As reflected in the national budget, Mexico’s post-Revolution government made its highest priorities spending for the military and for schools. The first would bring order, the second would bring education for all.

Successful self-government demanded both. An unfolding transformation from the socially stratified dictatorship of Porfirio Diaz to an egalitarian socialist ideal would be visualized — and sanctified — in magnificent civic paintings.

Ever since, the art of revolutionary Mexico has been synonymous with the sensational murals produced by Diego Rivera, David Alfaro Siqueiros and José Clemente Orozco, the big three of the movement. Los Tres Grandes cast an enormous shadow.

More recently, the easel paintings of Frida Kahlo have been added as an essential codicil to the story, and she has gone on to eclipse the muralists in fame. But the extraordinary narrative begins with murals — a fact that has made for some difficulty in a larger understanding of the achievements of Mexican art in the first half of the 20th century.

The Philadelphia Museum of Art faced the daunting challenge when organizing “Paint the Revolution: Mexican Modernism, 1910-1950,” a sprawling — and thrilling — survey of paintings, drawings, photography and prints. There hasn’t been a show like this in more than 60 years. But, attached to walls, murals can’t move. So what is a museum to do?

Take Rivera’s remarkable frescoes for the Neo-Classical courtyard loggia of the education ministry in Mexico City. They are divided into two themes: labor and fiestas.

A densely illustrated pictorial narrative of work and play — of battle, farming, workers’ co-ops, dancing, political protest and more — is united by a continuous crimson banner painted over the doors. “What we say to the rich and lazy is: If you want to eat, then work,” it declares. “Now all the underdogs have bread.” The banner is painted over imagery that ranges from Aztec to Masonic, rendered in wry imitation of stone relief.

The rhythmic regularity of the panels, each in the wall space between sets of double-doors leading to inner ministry offices, led the artist to conceive of the ensemble as a ballad. It’s an epic poem told in popular pictures and verse. The text is the lyric to the visual song below, sung in crowded scenes of men and women pushed up to the shallow picture plane.

But to hear the music, you must go to the mural. The mural cannot come to you.

In Philadelphia, the problem was addressed through digital technology. When I learned that video projections and big touch-screens would be used to articulate three murals, one by each of Los Tres Grandes, I was nervous. Even the finest high-tech format is still a reproduction. A fresco’s reflected light would be projected from behind, creating a wholly different effect, and without the visual tactility of painted surfaces.

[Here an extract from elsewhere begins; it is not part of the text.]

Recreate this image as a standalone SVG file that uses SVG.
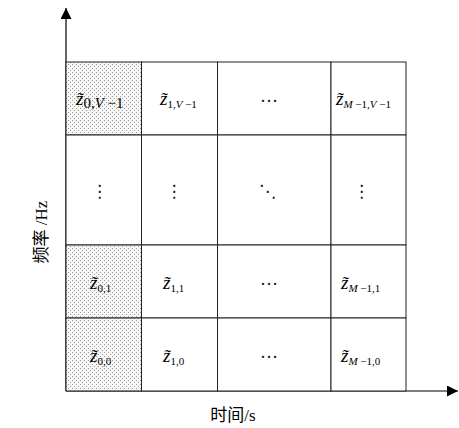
<svg xmlns="http://www.w3.org/2000/svg" width="459" height="428" viewBox="0 0 459 428">
<style>
.cell{stroke:#222;stroke-width:1}
.plain{fill:#fff}
.shade{fill:url(#dotp)}
.z{font-family:"Liberation Serif",serif;font-style:italic;font-size:19px;fill:#000}
.sb{font-size:11px;font-style:normal}
.sbl{font-size:15px;font-style:normal}
.i{font-style:italic}
.dots{font-family:"DejaVu Sans",sans-serif;font-size:17px;text-anchor:middle;fill:#111}
.hd{font-family:"Liberation Serif",serif;font-size:18px;text-anchor:middle;fill:#111}
.lbl{font-family:"Liberation Serif","Noto Sans CJK SC",sans-serif;font-size:17px;fill:#000}
.axis{stroke:#000;stroke-width:1.2;fill:none;marker-end:url(#arr)}
</style>
<defs>
<pattern id="dotp" width="4" height="4" patternUnits="userSpaceOnUse">
<rect width="4" height="4" fill="#f7f7f7"/>
<rect x="0" y="0" width="1" height="1" fill="#999"/>
<rect x="2" y="2" width="1" height="1" fill="#999"/>
</pattern>
<marker id="arr" markerUnits="userSpaceOnUse" markerWidth="12" markerHeight="11" refX="11" refY="5.5" orient="auto" viewBox="0 0 12 11">
<path d="M0,0 L11,5.5 L0,11 z" fill="#000"/>
</marker>
</defs>

<g id="connectors">
<line class="axis" x1="66" y1="391" x2="66" y2="8"/>
<line class="axis" x1="66" y1="391" x2="458" y2="391"/>
</g>

<g id="cell-0-V1">
<rect class="cell shade" x="66" y="62" width="75.5" height="73"/>
<text class="z" x="76" y="105">z̃<tspan class="sbl" dy="3">0,<tspan class="i">V</tspan> −1</tspan></text>
</g>
<g id="cell-1-V1">
<rect class="cell plain" x="141.5" y="62" width="76" height="73"/>
<text class="z" x="160" y="105">z̃<tspan class="sb" dy="3">1,<tspan class="i">V</tspan> −1</tspan></text>
</g>
<g id="cell-2-V1">
<rect class="cell plain" x="217.5" y="62" width="113.5" height="73"/>
<text class="hd" x="269" y="102">…</text>
</g>
<g id="cell-M1-V1">
<rect class="cell plain" x="331" y="62" width="75" height="73"/>
<text class="z" x="336" y="105">z̃<tspan class="sb" dy="3"><tspan class="i">M</tspan> −1,<tspan class="i">V</tspan> −1</tspan></text>
</g>

<g id="cell-0-v">
<rect class="cell plain" x="66" y="135" width="75.5" height="110"/>
<text class="dots" x="99.5" y="197">⋮</text>
</g>
<g id="cell-1-v">
<rect class="cell plain" x="141.5" y="135" width="76" height="110"/>
<text class="dots" x="174" y="197">⋮</text>
</g>
<g id="cell-2-v">
<rect class="cell plain" x="217.5" y="135" width="113.5" height="110"/>
<text class="dots" x="267.5" y="197">⋱</text>
</g>
<g id="cell-M1-v">
<rect class="cell plain" x="331" y="135" width="75" height="110"/>
<text class="dots" x="361.5" y="197">⋮</text>
</g>

<g id="cell-0-1">
<rect class="cell shade" x="66" y="245" width="75.5" height="73"/>
<text class="z" x="90" y="289">z̃<tspan class="sb" dy="3">0,1</tspan></text>
</g>
<g id="cell-1-1">
<rect class="cell plain" x="141.5" y="245" width="76" height="73"/>
<text class="z" x="163" y="289">z̃<tspan class="sb" dy="3">1,1</tspan></text>
</g>
<g id="cell-2-1">
<rect class="cell plain" x="217.5" y="245" width="113.5" height="73"/>
<text class="hd" x="269" y="285">…</text>
</g>
<g id="cell-M1-1">
<rect class="cell plain" x="331" y="245" width="75" height="73"/>
<text class="z" x="341" y="289">z̃<tspan class="sb" dy="3"><tspan class="i">M</tspan> −1,1</tspan></text>
</g>

<g id="cell-0-0">
<rect class="cell shade" x="66" y="318" width="75.5" height="73"/>
<text class="z" x="90" y="362">z̃<tspan class="sb" dy="3">0,0</tspan></text>
</g>
<g id="cell-1-0">
<rect class="cell plain" x="141.5" y="318" width="76" height="73"/>
<text class="z" x="163" y="362">z̃<tspan class="sb" dy="3">1,0</tspan></text>
</g>
<g id="cell-2-0">
<rect class="cell plain" x="217.5" y="318" width="113.5" height="73"/>
<text class="hd" x="269" y="358">…</text>
</g>
<g id="cell-M1-0">
<rect class="cell plain" x="331" y="318" width="75" height="73"/>
<text class="z" x="341" y="362">z̃<tspan class="sb" dy="3"><tspan class="i">M</tspan> −1,0</tspan></text>
</g>

<g id="y-label">
<text class="lbl" x="0" y="0" text-anchor="middle" transform="translate(47,232) rotate(-90)">频率 /Hz</text>
</g>
<g id="x-label">
<text class="lbl" x="233" y="421" text-anchor="middle">时间/s</text>
</g>
</svg>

The show’s ambitious mural examples are Rivera’s seminal masterpiece for the education ministry; Orozco’s cycle on American civilization painted for a library space at Dartmouth College in Hanover, N.H., demonstrating Mexican Modernism’s internationalism; and, finally, the rabble-rousing theatrics by Siqueiros for a raucous stairwell mural in a union building, painted just at the time the artist also launched an unsuccessful attack on the Mexico City home of Leon Trotsky, the exiled former Soviet leader.